A Shorter History of Postal Banking

This post contains excerpts from Mehrsa Baradaran's article "A short history of Postal Banking" originally published by Slate.com

Every other developed country in the world has postal banking, and we actually did too... and it worked well.
Postal banking helped fund two world wars and reduced a massive government deficit after the Great Depression.
In 1871, President Ulysses S. Grant’s postmaster general, John Creswell, proposed post office savings banks... But the nation’s bankers opposed it. They objected to the notion that all the deposits would go directly to the Treasury.
Nine postmasters and almost every president, except Grover Cleveland pushed the issue for 40 years. Almost 100 bills died in Congress before anything happened.
1908...William Taft.. postal banking as a way to stabilize the banking sector and help credit-starved regions like the South and the West.
1910... created the United States Postal Savings System. Interest on accounts was set by statute to a low 2.5 percent to avoid luring customers away from banks... Accounts were capped at $100 deposits allowed per month and a total savings cap of $500—the limit was raised to $2,500 dollars in 1918.

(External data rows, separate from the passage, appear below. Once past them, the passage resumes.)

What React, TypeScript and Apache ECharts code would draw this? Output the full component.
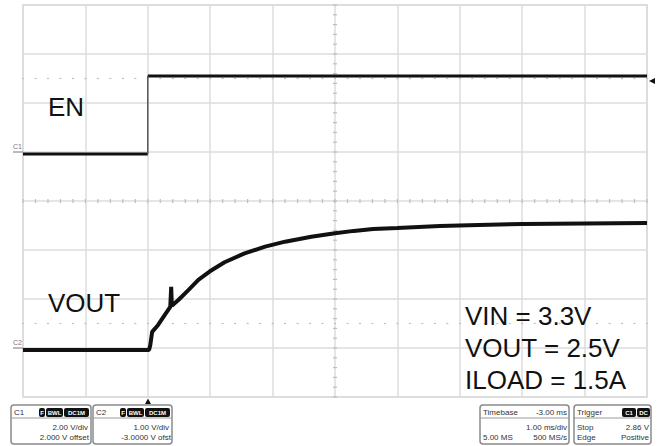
import React, { useEffect, useRef } from "react";
import * as echarts from "echarts";

// Time in ms relative to trigger, voltages in volts
const EN_TIME = [-2, 0, 0, 0, 8];
const EN_VOLT: (number | string)[] = [0, 0, "-", 3.18, 3.18];
const EN_EDGE_TIME = [0, 0];
const EN_EDGE_VOLT = [0, 3.18];

const VOUT_TIME = [-2, 0.02, 0.04, 0.07, 0.165, 0.27, 0.36, 0.375, 0.385, 0.49, 0.65, 0.81, 0.99, 1.23, 1.55, 1.88, 2.2, 2.62, 3.0, 3.3, 3.61, 4.0, 4.68, 5.3, 6.01, 7.0, 8.0];
const VOUT_VOLT = [0, 0, 0.1, 0.37, 0.51, 0.71, 0.88, 1.29, 0.9, 1.02, 1.22, 1.43, 1.6, 1.79, 1.97, 2.11, 2.21, 2.31, 2.38, 2.43, 2.47, 2.49, 2.53, 2.55, 2.57, 2.58, 2.59];

// channel settings (V/div, ground position in divisions)
const EN_SCALE = 2;
const EN_GND = 0.96;
const VOUT_SCALE = 1;
const VOUT_GND = -3.04;

const X_MIN = -2;
const X_MAX = 8;
const X_CENTER = 3;
const Y_MIN = -4;
const Y_MAX = 4;

const ANNOTATIONS = ["VIN = 3.3V", "VOUT = 2.5V", "ILOAD = 1.5A"];

const FONT = "'Liberation Sans', Arial, sans-serif";

function buildTicks() {
  const out: number[][] = [];
  for (let k = 0; k <= 50; k++) {
    const x = X_MIN + k * 0.2;
    out.push([x, 0, 0]);
    out.push([x, 2.5, 2]);
    out.push([x, -2.5, 2]);
  }
  for (let k = 0; k <= 40; k++) {
    const y = Y_MIN + k * 0.2;
    out.push([X_CENTER, y, 1]);
  }
  return out;
}

function txt(x: number, y: number, text: string, opts: any = {}) {
  return {
    type: "text",
    x,
    y,
    style: {
      text,
      fill: opts.fill || "#333",
      font: opts.font || `8px ${FONT}`,
      textAlign: opts.align || "left",
      textVerticalAlign: "middle",
    },
    z: 10,
  };
}

function badge(x: number, w: number, y: number, label: string) {
  return [
    { type: "rect", shape: { x, y, width: w, height: 9, r: 2 }, style: { fill: "#111" }, z: 10 },
    txt(x + w / 2, y + 4.5, label, { fill: "#fff", font: `bold 6px ${FONT}`, align: "center" }),
  ];
}

function box(x: number, w: number) {
  return [
    { type: "rect", shape: { x, y: 405, width: w, height: 39, r: 3 }, style: { fill: "#fff", stroke: "#8a8a8a", lineWidth: 1.5 }, z: 9 },
    { type: "line", shape: { x1: x, y1: 418, x2: x + w, y2: 418 }, style: { stroke: "#9a9a9a", lineWidth: 1 }, z: 9 },
  ];
}

export default function App() {
  const ref = useRef<HTMLDivElement>(null);
  useEffect(() => {
    if (!ref.current) return;
    const chart = echarts.init(ref.current, null, { renderer: "svg" });
    const enData = EN_TIME.map((t, i) => [t, typeof EN_VOLT[i] === "number" ? EN_GND + (EN_VOLT[i] as number) / EN_SCALE : "-"]);
    const enEdge = EN_EDGE_TIME.map((t, i) => [t, EN_GND + EN_EDGE_VOLT[i] / EN_SCALE]);
    const voutData = VOUT_TIME.map((t, i) => [t, VOUT_GND + VOUT_VOLT[i] / VOUT_SCALE]);

    const graphics: any[] = [
      txt(48, 107, "EN", { font: `26px ${FONT}`, fill: "#111" }),
      txt(48, 303, "VOUT", { font: `26px ${FONT}`, fill: "#111" }),
      ...ANNOTATIONS.map((a, i) => txt(465, 316 + i * 32, a, { font: `26px ${FONT}`, fill: "#111" })),
      // ground markers
      txt(13, 146, "C1", { font: `7px ${FONT}`, fill: "#777" }),
      { type: "line", shape: { x1: 13, y1: 152, x2: 23, y2: 152 }, style: { stroke: "#777", lineWidth: 1 }, z: 10 },
      txt(13, 342, "C2", { font: `7px ${FONT}`, fill: "#777" }),
      { type: "line", shape: { x1: 13, y1: 348, x2: 23, y2: 348 }, style: { stroke: "#777", lineWidth: 1 }, z: 10 },
      // trigger markers
      { type: "polygon", shape: { points: [[649, 81], [655, 78], [655, 84]] }, style: { fill: "#111" }, z: 10 },
      { type: "polygon", shape: { points: [[148, 398.5], [145, 404], [151, 404]] }, style: { fill: "#111" }, z: 10 },
      // C1 box
      ...box(11, 80),
      txt(14, 412, "C1"),
      ...badge(39, 6, 408, "F"),
      ...badge(46, 17, 408, "BWL"),
      ...badge(64, 25, 408, "DC1M"),
      txt(88, 427, "2.00 V/div", { align: "right" }),
      txt(89, 437, "2.000 V offset", { align: "right" }),
      // C2 box
      ...box(93, 79),
      txt(96, 412, "C2"),
      ...badge(120, 6, 408, "F"),
      ...badge(127, 17, 408, "BWL"),
      ...badge(145, 25, 408, "DC1M"),
      txt(169, 427, "1.00 V/div", { align: "right" }),
      txt(171, 437, "-3.0000 V ofst", { align: "right" }),
      // Timebase box
      ...box(480, 89),
      txt(483, 412, "Timebase"),
      txt(567, 412, "-3.00 ms", { align: "right" }),
      txt(567, 427, "1.00 ms/div", { align: "right" }),
      txt(483, 437, "5.00 MS"),
      txt(567, 437, "500 MS/s", { align: "right" }),
      // Trigger box
      ...box(574, 77),
      txt(577, 412, "Trigger"),
      ...badge(622, 14, 408, "C1"),
      ...badge(637, 13, 408, "DC"),
      txt(577, 427, "Stop"),
      txt(649, 427, "2.86 V", { align: "right" }),
      txt(577, 437, "Edge"),
      txt(649, 437, "Positive", { align: "right" }),
    ];

    chart.setOption({
      animation: false,
      backgroundColor: "#fff",
      grid: { left: 23, top: 5, width: 624, height: 392, show: true, borderColor: "#d2d2d2", borderWidth: 1.5, backgroundColor: "transparent" },
      xAxis: {
        type: "value",
        min: X_MIN,
        max: X_MAX,
        interval: 1,
        axisLine: { show: false },
        axisTick: { show: false },
        axisLabel: { show: false },
        splitLine: { show: true, lineStyle: { color: "#dcdcdc", width: 1.5 } },
      },
      yAxis: {
        type: "value",
        min: Y_MIN,
        max: Y_MAX,
        interval: 1,
        axisLine: { show: false },
        axisTick: { show: false },
        axisLabel: { show: false },
        splitLine: { show: true, lineStyle: { color: "#dcdcdc", width: 1.5 } },
      },
      series: [
        {
          type: "custom",
          silent: true,
          coordinateSystem: "cartesian2d",
          data: buildTicks(),
          z: 1,
          renderItem: (params: any, api: any) => {
            const p = api.coord([api.value(0), api.value(1)]);
            const k = api.value(2);
            let shape;
            if (k === 0) shape = { x1: p[0], y1: p[1] - 2, x2: p[0], y2: p[1] + 2 };
            else if (k === 1) shape = { x1: p[0] - 2, y1: p[1], x2: p[0] + 2, y2: p[1] };
            else shape = { x1: p[0] - 1, y1: p[1], x2: p[0] + 1, y2: p[1] };
            return { type: "line", shape, style: { stroke: "#bdbdbd", lineWidth: 1.2 } };
          },
        },
        {
          type: "line",
          data: enData,
          symbol: "none",
          connectNulls: false,
          lineStyle: { color: "#111", width: 3 },
          z: 5,
        },
        {
          type: "line",
          data: enEdge,
          symbol: "none",
          lineStyle: { color: "#555", width: 1.5 },
          z: 5,
        },
        {
          type: "line",
          data: voutData,
          symbol: "none",
          lineStyle: { color: "#111", width: 4 },
          z: 5,
        },
      ],
      graphic: graphics,
    });
    return () => chart.dispose();
  }, []);
  return <div ref={ref} style={{ position: "fixed", left: 0, top: 0, width: 661, height: 446, background: "#fff" }} />;
}
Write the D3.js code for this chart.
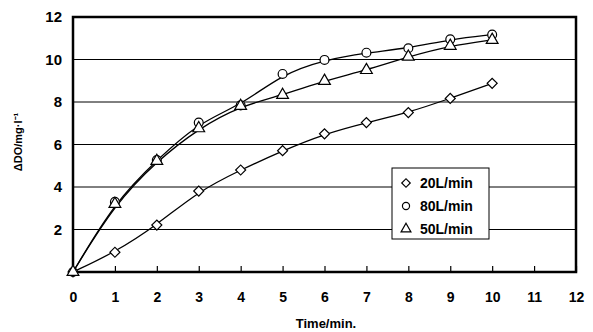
<!DOCTYPE html>
<html><head><meta charset="utf-8">
<script src="https://cdn.jsdelivr.net/npm/d3@7"></script>
<style>body{margin:0;background:#fff}svg{display:block}</style>
</head><body>
<script>
const times = [0,1,2,3,4,5,6,7,8,9,10];
const seriesNames = ["20L/min","80L/min","50L/min"];
const flow20 = [0,0.93,2.21,3.81,4.8,5.71,6.5,7.03,7.5,8.17,8.88];
const flow80 = [0,3.3,5.27,7.03,7.84,9.32,9.98,10.32,10.53,10.95,11.17];
const flow50 = [0,3.2,5.22,6.76,7.81,8.33,8.99,9.5,10.13,10.64,10.92];
const xTicks = [0,1,2,3,4,5,6,7,8,9,10,11,12];
const yTicks = [2,4,6,8,10,12];

const W=593,H=332;
const m={l:73,r:17,t:17,b:60};
const svg=d3.select("body").append("svg").attr("width",W).attr("height",H);
const x=d3.scaleLinear().domain([0,12]).range([m.l,W-m.r]);
const y=d3.scaleLinear().domain([0,12]).range([H-m.b,m.t]);
const font='"Liberation Sans Narrow","Liberation Sans",Arial,sans-serif';

svg.append("g").selectAll("line").data(yTicks.filter(v=>v<12)).join("line")
 .attr("x1",x(0)).attr("x2",x(12)).attr("y1",d=>y(d)).attr("y2",d=>y(d))
 .attr("stroke","#000").attr("stroke-width",1);

const xa=d3.axisBottom(x).tickValues(xTicks).tickSize(-6).tickPadding(20).tickFormat(d3.format("d"));
const gx=svg.append("g").attr("transform",`translate(0,${y(0)})`).call(xa);
gx.select(".domain").remove();
gx.selectAll(".tick line").attr("stroke-width",1.2);
gx.selectAll("text").attr("font-family",font).attr("font-weight","bold").attr("font-size",14).attr("fill","#000");

const ya=d3.axisLeft(y).tickValues(yTicks).tickSize(0).tickPadding(11).tickFormat(d3.format("d"));
const gy=svg.append("g").attr("transform",`translate(${x(0)},0)`).call(ya);
gy.select(".domain").remove();
gy.selectAll("text").attr("font-family",font).attr("font-weight","bold").attr("font-size",15).attr("fill","#000");

svg.append("rect").attr("x",x(0)).attr("y",y(12)).attr("width",x(12)-x(0)).attr("height",y(0)-y(12))
 .attr("fill","none").attr("stroke","#000").attr("stroke-width",2.5);

const line=d3.line().x((d,i)=>x(times[i])).y(d=>y(d)).curve(d3.curveBasis);
const data=[flow20,flow80,flow50];
data.forEach(s=>{
  svg.append("path").attr("d",line(s)).attr("fill","none").attr("stroke","#000").attr("stroke-width",1.3);
});

const shapes=[d3.symbolSquare,d3.symbolCircle,d3.symbolTriangle];
const rot=[45,0,0];
const sizes=[50,62,60];
data.forEach((s,k)=>{
  svg.append("g").selectAll("path").data(s).join("path")
   .attr("transform",(d,i)=>`translate(${x(times[i])},${y(d)}) rotate(${rot[k]})`)
   .attr("d",d3.symbol().type(shapes[k]).size(sizes[k]))
   .attr("fill","#fff").attr("stroke","#000").attr("stroke-width",1.2);
});

const lg=svg.append("g").attr("transform","translate(392,168)");
lg.append("rect").attr("width",97).attr("height",71).attr("fill","#fff").attr("stroke","#000").attr("stroke-width",1);
seriesNames.forEach((n,i)=>{
  const cy=15+i*23;
  lg.append("path").attr("transform",`translate(14,${cy}) rotate(${rot[i]})`)
    .attr("d",d3.symbol().type(shapes[i]).size([36,40,42][i]))
    .attr("fill","#fff").attr("stroke","#000").attr("stroke-width",1.2);
  lg.append("text").attr("x",28).attr("y",cy+5).text(n)
    .attr("font-family",font).attr("font-weight","bold").attr("font-size",14);
});

svg.append("text").attr("x",326).attr("y",328).attr("text-anchor","middle").text("Time/min.")
 .attr("font-family",font).attr("font-weight","bold").attr("font-size",13);
svg.append("text").attr("transform","translate(22,142) rotate(-90)").attr("text-anchor","middle")
 .text("ΔDO/mg·l⁻¹").attr("font-family",font).attr("font-weight","bold").attr("font-size",11);
</script>
</body></html>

Princeton University historian Sheldon Garon claims that it was these caps and concessions that ultimately doomed the postal banking system in the United States.
By 1915, immigrants owned more than 70 percent of the postal bank’s deposits even though they were less than 15 percent of the population.
So central to our banking system that it was almost the alternative to federal deposit insurance (FDIC).
By 1934, postal banks had $1.2 billion in assets—about 10 percent of the entire commercial banking system—as small savers fled failing banks to the safety of a government-backed institution... But Roosevelt chose the FDIC over postal banking as a way of stabilizing things.
FDR used the postal banks to sell Treasury bonds in 1935 to pay off the budget deficit after the Great Depression. In 1941, the postal banks started selling “Defense Savings Stamps” to help fund the war. The campaign was a phenomenal success. By the end of World War II, the government had raised $8 billion in war funding from the post office alone.
In 1965 the postmaster generals started to endorse ending postal banking.
In 1946, 68 percent of the nation’s towns and cities had both postal savings depositories and banks.
Deposits reached their peak in 1947 with almost $3.4 billion and 4 million users banking at their post offices. In part because in 1940, the post office introduced banking by mail.
In 1966 it was officially abolished as part of Lyndon Johnson’s streamlining of the federal government. The postal banking system died a quiet death without public discussion.